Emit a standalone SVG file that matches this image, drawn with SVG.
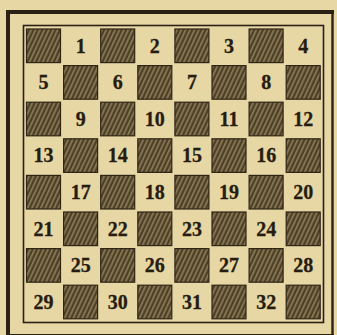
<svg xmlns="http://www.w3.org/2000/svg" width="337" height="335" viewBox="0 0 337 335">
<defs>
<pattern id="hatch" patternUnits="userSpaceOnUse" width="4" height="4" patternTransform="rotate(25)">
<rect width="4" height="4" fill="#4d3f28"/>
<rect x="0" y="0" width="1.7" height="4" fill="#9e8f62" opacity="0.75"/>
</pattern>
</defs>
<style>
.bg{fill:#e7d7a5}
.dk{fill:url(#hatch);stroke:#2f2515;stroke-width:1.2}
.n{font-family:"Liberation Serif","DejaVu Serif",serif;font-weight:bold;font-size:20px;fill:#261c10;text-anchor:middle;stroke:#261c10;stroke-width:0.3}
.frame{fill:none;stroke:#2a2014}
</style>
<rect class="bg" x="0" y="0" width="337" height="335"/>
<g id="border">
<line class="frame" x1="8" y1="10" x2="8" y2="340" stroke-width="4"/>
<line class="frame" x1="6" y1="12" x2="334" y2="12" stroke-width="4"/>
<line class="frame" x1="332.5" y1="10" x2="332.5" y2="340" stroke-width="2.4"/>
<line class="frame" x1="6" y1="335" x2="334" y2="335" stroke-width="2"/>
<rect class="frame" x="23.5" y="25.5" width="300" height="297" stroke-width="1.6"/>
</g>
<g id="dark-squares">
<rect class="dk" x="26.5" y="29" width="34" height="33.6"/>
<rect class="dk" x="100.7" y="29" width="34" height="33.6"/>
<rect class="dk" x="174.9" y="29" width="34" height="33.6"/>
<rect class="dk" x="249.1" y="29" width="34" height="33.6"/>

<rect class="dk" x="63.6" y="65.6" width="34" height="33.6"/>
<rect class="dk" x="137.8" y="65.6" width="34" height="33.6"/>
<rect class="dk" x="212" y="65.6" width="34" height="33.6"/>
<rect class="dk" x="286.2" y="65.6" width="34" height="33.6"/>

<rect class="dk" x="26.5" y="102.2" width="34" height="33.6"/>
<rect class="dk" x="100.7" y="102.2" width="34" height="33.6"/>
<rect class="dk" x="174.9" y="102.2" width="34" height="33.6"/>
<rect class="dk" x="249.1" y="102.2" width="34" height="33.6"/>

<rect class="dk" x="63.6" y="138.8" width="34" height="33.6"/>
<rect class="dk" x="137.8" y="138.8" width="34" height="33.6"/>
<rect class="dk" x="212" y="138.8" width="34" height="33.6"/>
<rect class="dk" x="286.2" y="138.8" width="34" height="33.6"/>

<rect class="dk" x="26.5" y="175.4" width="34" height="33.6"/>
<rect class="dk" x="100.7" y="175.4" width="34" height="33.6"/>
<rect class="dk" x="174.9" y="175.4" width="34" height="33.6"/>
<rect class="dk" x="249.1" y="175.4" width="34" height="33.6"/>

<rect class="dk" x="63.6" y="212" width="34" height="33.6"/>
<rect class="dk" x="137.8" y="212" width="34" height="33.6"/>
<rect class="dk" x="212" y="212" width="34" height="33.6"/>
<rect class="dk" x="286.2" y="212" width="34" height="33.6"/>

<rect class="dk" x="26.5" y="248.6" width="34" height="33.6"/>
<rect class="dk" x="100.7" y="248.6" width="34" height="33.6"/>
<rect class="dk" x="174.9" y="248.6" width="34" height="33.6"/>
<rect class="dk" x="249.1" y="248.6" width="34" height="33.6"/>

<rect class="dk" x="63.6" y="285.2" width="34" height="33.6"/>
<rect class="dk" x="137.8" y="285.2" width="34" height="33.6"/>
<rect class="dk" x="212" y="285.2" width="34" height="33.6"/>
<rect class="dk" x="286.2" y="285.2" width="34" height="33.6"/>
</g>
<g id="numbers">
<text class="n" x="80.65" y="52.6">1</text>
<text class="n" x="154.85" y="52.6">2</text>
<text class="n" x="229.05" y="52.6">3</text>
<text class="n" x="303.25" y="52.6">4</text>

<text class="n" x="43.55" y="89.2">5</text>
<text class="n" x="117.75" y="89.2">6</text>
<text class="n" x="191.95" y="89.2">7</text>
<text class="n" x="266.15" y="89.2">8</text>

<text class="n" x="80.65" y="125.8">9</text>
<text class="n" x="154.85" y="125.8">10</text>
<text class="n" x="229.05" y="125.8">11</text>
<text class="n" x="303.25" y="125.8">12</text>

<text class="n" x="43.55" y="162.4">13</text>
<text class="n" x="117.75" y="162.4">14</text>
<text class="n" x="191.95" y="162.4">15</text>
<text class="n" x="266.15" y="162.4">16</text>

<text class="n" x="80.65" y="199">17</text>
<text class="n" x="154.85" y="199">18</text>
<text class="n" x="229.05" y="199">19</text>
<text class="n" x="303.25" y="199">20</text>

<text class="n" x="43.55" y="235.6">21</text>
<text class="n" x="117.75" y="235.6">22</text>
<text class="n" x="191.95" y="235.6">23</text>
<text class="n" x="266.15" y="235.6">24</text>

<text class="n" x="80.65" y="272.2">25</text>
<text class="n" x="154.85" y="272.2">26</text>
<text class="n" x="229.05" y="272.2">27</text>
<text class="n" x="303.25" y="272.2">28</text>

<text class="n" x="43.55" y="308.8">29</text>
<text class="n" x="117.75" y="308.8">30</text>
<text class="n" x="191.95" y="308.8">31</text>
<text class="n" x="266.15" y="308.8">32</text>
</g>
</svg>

= = =

● Work required
Please transcribe the material above exactly as written. Leave the pictures out.

● The reply
Emit a standalone SVG file that matches this image, drawn with SVG.
<svg xmlns="http://www.w3.org/2000/svg" width="337" height="335" viewBox="0 0 337 335">
<defs>
<pattern id="hatch" patternUnits="userSpaceOnUse" width="4" height="4" patternTransform="rotate(25)">
<rect width="4" height="4" fill="#4d3f28"/>
<rect x="0" y="0" width="1.7" height="4" fill="#9e8f62" opacity="0.75"/>
</pattern>
</defs>
<style>
.bg{fill:#e7d7a5}
.dk{fill:url(#hatch);stroke:#2f2515;stroke-width:1.2}
.n{font-family:"Liberation Serif","DejaVu Serif",serif;font-weight:bold;font-size:20px;fill:#261c10;text-anchor:middle;stroke:#261c10;stroke-width:0.3}
.frame{fill:none;stroke:#2a2014}
</style>
<rect class="bg" x="0" y="0" width="337" height="335"/>
<g id="border">
<line class="frame" x1="8" y1="10" x2="8" y2="340" stroke-width="4"/>
<line class="frame" x1="6" y1="12" x2="334" y2="12" stroke-width="4"/>
<line class="frame" x1="332.5" y1="10" x2="332.5" y2="340" stroke-width="2.4"/>
<line class="frame" x1="6" y1="335" x2="334" y2="335" stroke-width="2"/>
<rect class="frame" x="23.5" y="25.5" width="300" height="297" stroke-width="1.6"/>
</g>
<g id="dark-squares">
<rect class="dk" x="26.5" y="29" width="34" height="33.6"/>
<rect class="dk" x="100.7" y="29" width="34" height="33.6"/>
<rect class="dk" x="174.9" y="29" width="34" height="33.6"/>
<rect class="dk" x="249.1" y="29" width="34" height="33.6"/>

<rect class="dk" x="63.6" y="65.6" width="34" height="33.6"/>
<rect class="dk" x="137.8" y="65.6" width="34" height="33.6"/>
<rect class="dk" x="212" y="65.6" width="34" height="33.6"/>
<rect class="dk" x="286.2" y="65.6" width="34" height="33.6"/>

<rect class="dk" x="26.5" y="102.2" width="34" height="33.6"/>
<rect class="dk" x="100.7" y="102.2" width="34" height="33.6"/>
<rect class="dk" x="174.9" y="102.2" width="34" height="33.6"/>
<rect class="dk" x="249.1" y="102.2" width="34" height="33.6"/>

<rect class="dk" x="63.6" y="138.8" width="34" height="33.6"/>
<rect class="dk" x="137.8" y="138.8" width="34" height="33.6"/>
<rect class="dk" x="212" y="138.8" width="34" height="33.6"/>
<rect class="dk" x="286.2" y="138.8" width="34" height="33.6"/>

<rect class="dk" x="26.5" y="175.4" width="34" height="33.6"/>
<rect class="dk" x="100.7" y="175.4" width="34" height="33.6"/>
<rect class="dk" x="174.9" y="175.4" width="34" height="33.6"/>
<rect class="dk" x="249.1" y="175.4" width="34" height="33.6"/>

<rect class="dk" x="63.6" y="212" width="34" height="33.6"/>
<rect class="dk" x="137.8" y="212" width="34" height="33.6"/>
<rect class="dk" x="212" y="212" width="34" height="33.6"/>
<rect class="dk" x="286.2" y="212" width="34" height="33.6"/>

<rect class="dk" x="26.5" y="248.6" width="34" height="33.6"/>
<rect class="dk" x="100.7" y="248.6" width="34" height="33.6"/>
<rect class="dk" x="174.9" y="248.6" width="34" height="33.6"/>
<rect class="dk" x="249.1" y="248.6" width="34" height="33.6"/>

<rect class="dk" x="63.6" y="285.2" width="34" height="33.6"/>
<rect class="dk" x="137.8" y="285.2" width="34" height="33.6"/>
<rect class="dk" x="212" y="285.2" width="34" height="33.6"/>
<rect class="dk" x="286.2" y="285.2" width="34" height="33.6"/>
</g>
<g id="numbers">
<text class="n" x="80.65" y="52.6">1</text>
<text class="n" x="154.85" y="52.6">2</text>
<text class="n" x="229.05" y="52.6">3</text>
<text class="n" x="303.25" y="52.6">4</text>

<text class="n" x="43.55" y="89.2">5</text>
<text class="n" x="117.75" y="89.2">6</text>
<text class="n" x="191.95" y="89.2">7</text>
<text class="n" x="266.15" y="89.2">8</text>

<text class="n" x="80.65" y="125.8">9</text>
<text class="n" x="154.85" y="125.8">10</text>
<text class="n" x="229.05" y="125.8">11</text>
<text class="n" x="303.25" y="125.8">12</text>

<text class="n" x="43.55" y="162.4">13</text>
<text class="n" x="117.75" y="162.4">14</text>
<text class="n" x="191.95" y="162.4">15</text>
<text class="n" x="266.15" y="162.4">16</text>

<text class="n" x="80.65" y="199">17</text>
<text class="n" x="154.85" y="199">18</text>
<text class="n" x="229.05" y="199">19</text>
<text class="n" x="303.25" y="199">20</text>

<text class="n" x="43.55" y="235.6">21</text>
<text class="n" x="117.75" y="235.6">22</text>
<text class="n" x="191.95" y="235.6">23</text>
<text class="n" x="266.15" y="235.6">24</text>

<text class="n" x="80.65" y="272.2">25</text>
<text class="n" x="154.85" y="272.2">26</text>
<text class="n" x="229.05" y="272.2">27</text>
<text class="n" x="303.25" y="272.2">28</text>

<text class="n" x="43.55" y="308.8">29</text>
<text class="n" x="117.75" y="308.8">30</text>
<text class="n" x="191.95" y="308.8">31</text>
<text class="n" x="266.15" y="308.8">32</text>
</g>
</svg>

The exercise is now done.